Edité aux éditions Barzakh, le livre de ce grand poète arabe contemporain est disponible au Sila...
«Tes yeux, une épine me déchirant le coeur et que j'adore protège des intempéries enfouies sous la nuit et les souffrances Sa blessure ravive la clarté des lampes. Son lendemain me fait chérir le présent
Plus que mon âme et j'oublie tout aussitôt, dans la rencontre des yeux Que nous étions une fois, tout deux, derrière la porte!» écrit Mahmoud Darwich dans Un amoureux de Palestine, In Rien qu'une autre année, une anthologie poétique composée de poèmes écrits entre 1966 et 1982 et traduits de l'arabe par Abdellatif Laâbi, laquelle a été éditée récemment par les Editions Barzakh. «Mahmoud Darwich a deux métiers: la poésie et le souvenir. Parfois les deux se rejoignent Avec le poème, le souvenir devient miroir, échelle pour le temps et défaite du sommeil et de l'oubli. Célèbre dans le monde arabe, il n'est pas pour autant ce qu'on appellerait un "poète militant". Son engagement est dans l'écriture, dans la poésie; il est loyal envers l'imaginaire de son peuple, de tout peuple voué à l'errance. Rien à voir avec cette poésie qui brandit les slogans et ruine la beauté et l'émotion. Darwich est un poète épique», écrit Tahar Ben Jelloun sur le dos de la couverture du recueil. L'ouvrage se compose de 7 parties poétiques regroupant plusieurs poèmes. On cite Un amoureux de la Palestine, Fin de la nuit (1967), Les Oiseaux meurent en Galilée (1970). Ma bien-aimée se réveille (1970), T'aimer ou ne pas t'aimer (1972, Essai numéro 7 (1972) et Noces (1977).
Les premiers poèmes de Mahmoud Darwich traduisent un lyrisme amoureux dans lequel l'attachement au pays natal se confond avec le sentiment amoureux. Symbole de la patrie, la terre est célébrée comme la «première mère». Au fur et mesure l'engagement politique se révèle franchement. L'écriture s'érige plus complexe en s'intéressant aux mythes et aux symboles. Enfin, dans sa période la plus mûre, cette écriture tend vers une ouverture. Elle voyage, traverse les mers. De la Méditerranée à New York, la problématique identitaire de la Palestine reste posée. Le souffle puissant et épique de Mahmoud Darwich écrit dans La chanson et le sultan: «Allez dire au sultan. Le vent ne saurait être blessé par un coup d'épée. Et les nuages d'été ne peuvent arroser l'herbe. Qui croit sur ses murailles. Mais des millions d'arbres. Verdoient dans le giron du poème.»
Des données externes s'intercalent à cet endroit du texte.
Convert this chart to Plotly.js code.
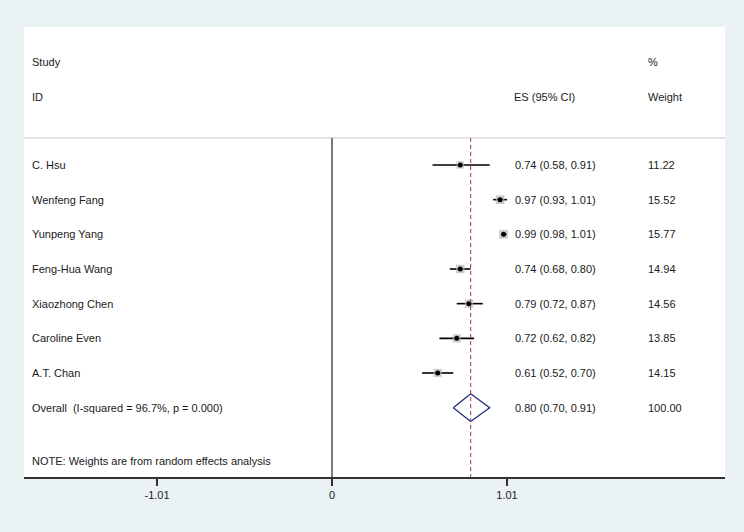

Chez Mahmoud Darwich, la poésie naît du sentiment d'exil, de déracinement et de l'appel de l'autre, sa terre, «sa passion» matérialisée dans cet arbre ou encore Rira la bien-aimée, lui, ce soldat du vers libre et du rythme dramatique, cet étranger dans une ville lointaine...Qu'il soit social, familial, amoureux, l'exil est le thème dominant, celui qui appelle la poésie et auquel celle-ci doit répondre.
L'exil est au coeur, la source puissante de la poésie de Mahmoud Darwich. D'Athènes à Galilée, de Babylone à Jérusalem, la poésie de Darwich est faite d'un «pays dépourvu de pays». Elle est confiscation, éloignement, impatience qui est «fleur de jasmin», tremblement, l'appel d'une allégresse de deux corps en fête, un «hymne guerrier», «souvenir d'une première jouissance», égarement et blessures, une corde brisée. Mieux, un passeport, un désir, la voix perdue dans les solitudes...Que de beauté, mélancolie mêlée à du chagrin. Darwich agonise parfois, pleure mais ne rend jamais les armes. Dans Chroniques de la douleur palestinienne le poète écrit à juste titre: «Mon pays est une épopée. Jy tenais le rôle d'interprète. Me voici devenu.
Une des cordes de l'instrument.» Bouleversante poésie de Darwich, cette anthologie met à nu 16 années d'écriture intenses...Impossible de restituer tout le génie artistique de l'écriture de Darwich. A découvrir absolument!